I have been fortunate to live in the West and only a 60-90 minute plane flight away from Salt Lake City.

I first visited the Family History Library around 1994 and have probably spent more than a month of combined days there if all my visits were to be totaled up.

The first time, though, was in the summer and my husband’s Aunt Freda (yes, the same aunt who met us in Barry County, Missouri) and I were in the line bright and early. Those were the days when the library opened at 7 and closed at 10 p.m.

For many years, I salivated at the thought of walking in those doors and accessing all those fabulous books and microfilms to my heart’s content.

Today, I still love visiting, but with all the digitized records and access at local family history centers, my “to do” list in Salt Lake is much shorter.

Good thing, since RootsTech does a great job filling my days there!

The Family History Library is #4 on my list, but the excitement I felt the very first time I walked in it ranks right up there with #2 and #3. 🙂

John and Joan Tuttle, Carrickfergus, Northern Ireland

My Tuttle ancestors were a bit different than my other early colonial America families.

Their ancestral home was St.
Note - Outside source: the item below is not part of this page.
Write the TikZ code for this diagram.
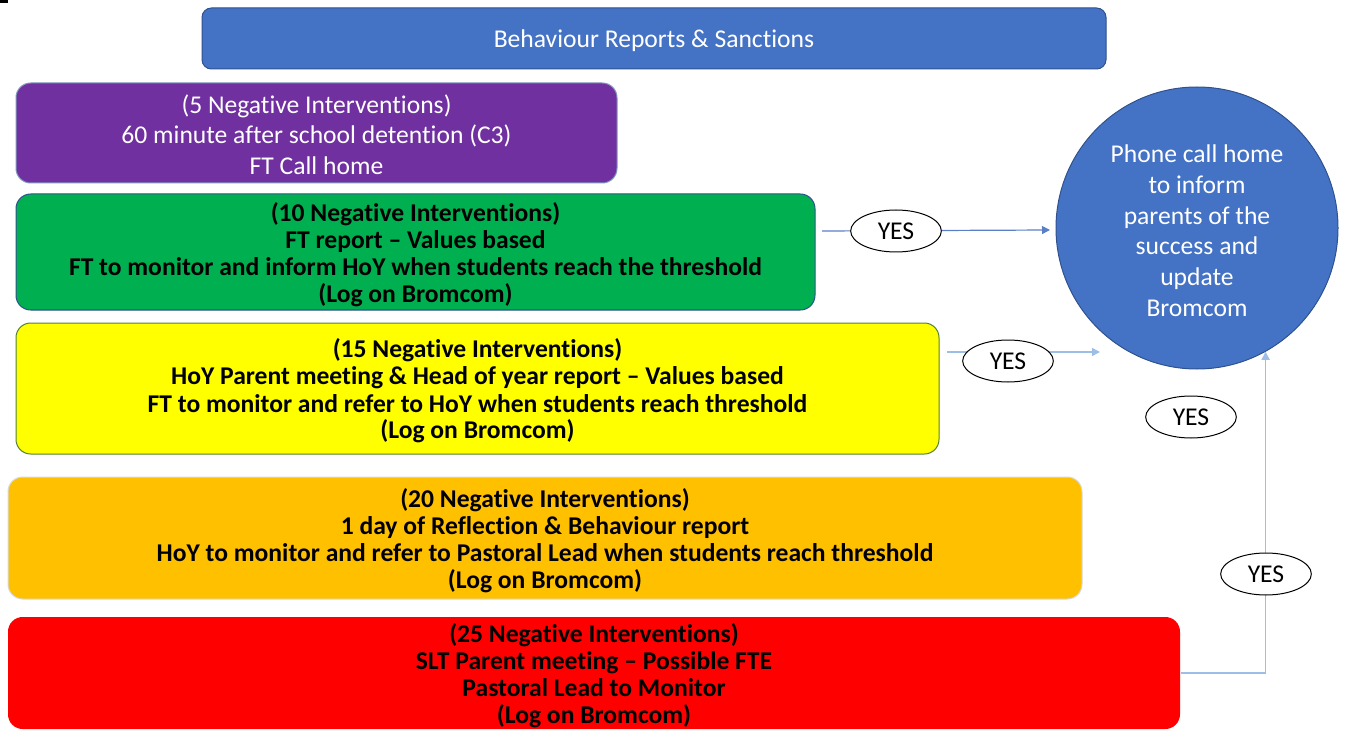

Albans, Hertfordshire, England. I am descended from both John and Joan, but have a double descent from Joan, because I also descend from a child she had with her first husband, Thomas Lawrence.

The blended Lawrence and Tuttle families settled in Massachusetts in the late 1630s. However, by the 1650’s John Tuttle was faced with some business problems (which I’ve never seen clearly defined), but serious enough that he hopped a ship out of town, sailed back to England for a short time and then moved to Carrickfergus, Northern Ireland, which is about an hour’s train ride from Belfast.

Eventually, wife Joan joined him and they lived out their final days in Carrickfergus. John died there on 30 December 1656. Joan passed away a few years later, sometime after 29 January 1660/61.

Dave and I were on yet another cruise, this one around the British Isles, and one of the ports was Belfast. I always wanted to claim some Irish ancestry, but alas, I have absolutely none. John and Joan Tuttle living and dying in Northern Ireland is apparently the closest I will ever come to Irish ancestry.


Church of Ireland, Carrickfergus

I was told that because the Tuttles were Puritans, they wouldn’t have been buried next to the church, but in a second church owned property down the road and they wouldn’t have had gravestones.

In spite of that, I loved Carrickfergus, visiting the town, the church and the historic castle, which the Tuttles would have seen every day that they lived there.


Carrickfergus Castle

That finishes my top 5 genealogy vacations list.

What are your favorite family history themed vacations?